Posted on: 08th Apr, 2004 04:59 am
Insured mortgages are mortgages insured either by the Federal Housing Administration (F.H.A.) or by private mortgage insurance (P.M.I.). In the incidence of the borrower defaulting on the loan, the insurer has to pay the lender either the amount of loss incurred or the amount insured-whichever is lower.
- FHA loans:
The Federal housing administration, a federal agency within the US Department of Housing and Urban Development insures mortgages. This implies that on default by any borrower, the FHA insurance protects a lender from financial loss. The FHA loans are meant for moderate and low income borrowers who wish to purchase homes or refinance their current mortgages.
- PMI or Private mortgage insurance:
Homeowners taking a loan amount equal to or more than 80% of the property value, are required to pay for private mortgage insurance premiums. The PMI helps lenders to compensate for any loss incurred in case of default by the borrowers.

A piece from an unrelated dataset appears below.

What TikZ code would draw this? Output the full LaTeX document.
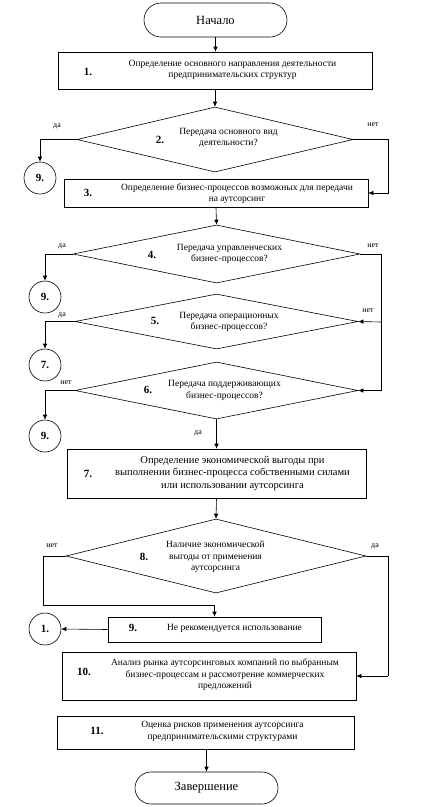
\documentclass[tikz,border=0pt]{standalone}
\usepackage{fontspec}
\setmainfont{Liberation Serif}
\usetikzlibrary{shapes.geometric,shapes.misc,arrows.meta}
\begin{document}
\begin{tikzpicture}[x=1pt,y=-1pt,
  line width=0.6pt,
  >={Latex[length=5pt,width=4.5pt]},
  term/.style={draw, rounded rectangle, inner sep=0, font=\fontsize{12.5}{14}\selectfont},
  blk/.style={draw, rectangle, inner sep=0},
  dia/.style={draw, diamond, inner sep=0},
  conn/.style={draw, circle, inner sep=0, minimum size=32pt, font=\bfseries\fontsize{11}{13}\selectfont},
  txt/.style={inner sep=0, align=center, font=\fontsize{9.5}{11.5}\selectfont},
  num/.style={inner sep=0, font=\bfseries\fontsize{11}{13}\selectfont},
  lbl/.style={inner sep=0, font=\fontsize{8}{9}\selectfont}
]
\useasboundingbox (0,0) rectangle (423,807);

% terminals
\node[term, minimum width=143pt, minimum height=34pt] (start) at (215.5,20) {Начало};
\node[term, minimum width=143pt, minimum height=32pt] (end) at (206.5,788) {Завершение};

% boxes
\node[blk, minimum width=314pt, minimum height=37pt] (b1) at (215,70.5) {};
\node[num] (n1) at (88,72) {1.};
\node[txt] (t1) at (232.5,70) {Определение основного направления деятельности\\предпринимательских структур};

\node[dia, minimum width=276pt, minimum height=65pt] (d2) at (215,139.5) {};
\node[num] (n2) at (160,140) {2.};
\node[txt] (t2) at (228.5,138) {Передача основного вид\\деятельности?};

\node[blk, minimum width=304pt, minimum height=28pt] (b3) at (216,193) {};
\node[num] (n3) at (88,192.5) {3.};
\node[txt] (t3) at (237,193.5) {Определение бизнес-процессов возможных для передачи\\на аутсорсинг};

\node[dia, minimum width=287pt, minimum height=58pt] (d4) at (216.5,254) {};
\node[num] (n4) at (152,254.5) {4.};
\node[txt] (t4) at (229.5,254) {Передача управленческих\\бизнес-процессов?};

\node[dia, minimum width=283pt, minimum height=55pt] (d5) at (216.5,321.5) {};
\node[num] (n5) at (155,320.5) {5.};
\node[txt] (t5) at (229,322) {Передача операционных\\бизнес-процессов?};

\node[dia, minimum width=283pt, minimum height=57pt] (d6) at (216.5,390.5) {};
\node[num] (n6) at (148,389.5) {6.};
\node[txt] (t6) at (224.5,390.5) {Передача поддерживающих\\бизнес-процессов?};

\node[blk, minimum width=299pt, minimum height=49pt] (b7) at (216.5,473.5) {};
\node[num] (n7) at (88,474) {7.};
\node[txt, font=\fontsize{10.5}{12.5}\selectfont] (t7) at (232.5,473.5) {Определение экономической выгоды при\\выполнении бизнес-процесса собственными силами\\или использовании аутсорсинга};

\node[dia, minimum width=300pt, minimum height=74pt] (d8) at (216,556) {};
\node[num] (n8) at (144,557) {8.};
\node[txt] (t8) at (215.5,557) {Наличие экономической\\выгоды от применения\\аутсорсинга};

\node[blk, minimum width=213pt, minimum height=25pt] (b9) at (214.5,629.5) {};
\node[num] (n9) at (133,628) {9.};
\node[txt] (t9) at (234.5,628) {Не рекомендуется использование};

\node[blk, minimum width=294pt, minimum height=48pt] (b10) at (209,676) {};
\node[num] (n10) at (84,672) {10.};
\node[txt] (t10) at (225,675) {Анализ рынка аутсорсинговых компаний по выбранным\\бизнес-процессам и рассмотрение коммерческих\\предложений};

\node[blk, minimum width=297pt, minimum height=33pt] (b11) at (205.5,732.5) {};
\node[num] (n11) at (97,730.5) {11.};
\node[txt] (t11) at (222.5,731.5) {Оценка рисков применения аутсорсинга\\предпринимательскими структурами};

% connectors (circles)
\node[conn] (c9a) at (40,178) {9.};
\node[conn] (c9b) at (45,297) {9.};
\node[conn] (c7) at (45,365) {7.};
\node[conn] (c9c) at (45,436) {9.};
\node[conn] (c1) at (45,629) {1.};

% junction coordinates
\coordinate (j2) at (388,193);
\coordinate (j4) at (381,322);
\coordinate (k1) at (43,605);
\coordinate (k2) at (388,676);

% arrows
\draw[->] (start.south) -- (start.south |- b1.north);
\draw[->] (b1.south) -- (d2.north);
\draw[->] (d2.west) -| (c9a.north);
\draw[->] (d2.east) -| (j2) -- (b3.east);
\draw[->] (b3.south) -- (d4.north);
\draw[->] (d4.west) -| (c9b.north);
\draw (d4.east) -| (j4);
\draw[->] (j4) -- (d5.east);
\draw[->] (j4) |- (d6.east);
\draw[->] (d5.west) -| (c7.north);
\draw[->] (d6.west) -| (c9c.north);
\draw[->] (d6.south) -- (b7.north);
\draw[->] (b7.south) -- (d8.north);
\draw (d8.west) -| (k1);
\draw[->] (k1) -| (b9.north);
\draw (d8.east) -| (k2);
\draw[->] (k2) -- (b10.east);
\draw[->] (b9.west) -- (c1.east);
\draw[->] (end.north |- b11.south) -- (end.north);

% branch labels
\node[lbl] (l2a) at (57,126) {да};
\node[lbl] (l2b) at (373,125) {нет};
\node[lbl] (l4a) at (62,246) {да};
\node[lbl] (l4b) at (373,246) {нет};
\node[lbl] (l5a) at (62,315) {да};
\node[lbl] (l5b) at (368,311) {нет};
\node[lbl] (l6a) at (66,383) {нет};
\node[lbl] (l6b) at (198,433) {да};
\node[lbl] (l8a) at (52,546) {нет};
\node[lbl] (l8b) at (375,546) {да};
\end{tikzpicture}
\end{document}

what is this pertaining to insurance is that the same as PMI?
Yeah it is more or less related to PMI only.
How would this fit in with loan modification? Does the lender reduce the principal amount ?
If you've a mortgage insurance, then the lender will try to recover the balance dues from that insurance. If your principal amount is reduced, the lender may be able to get back the forgiven amount from your insurance company.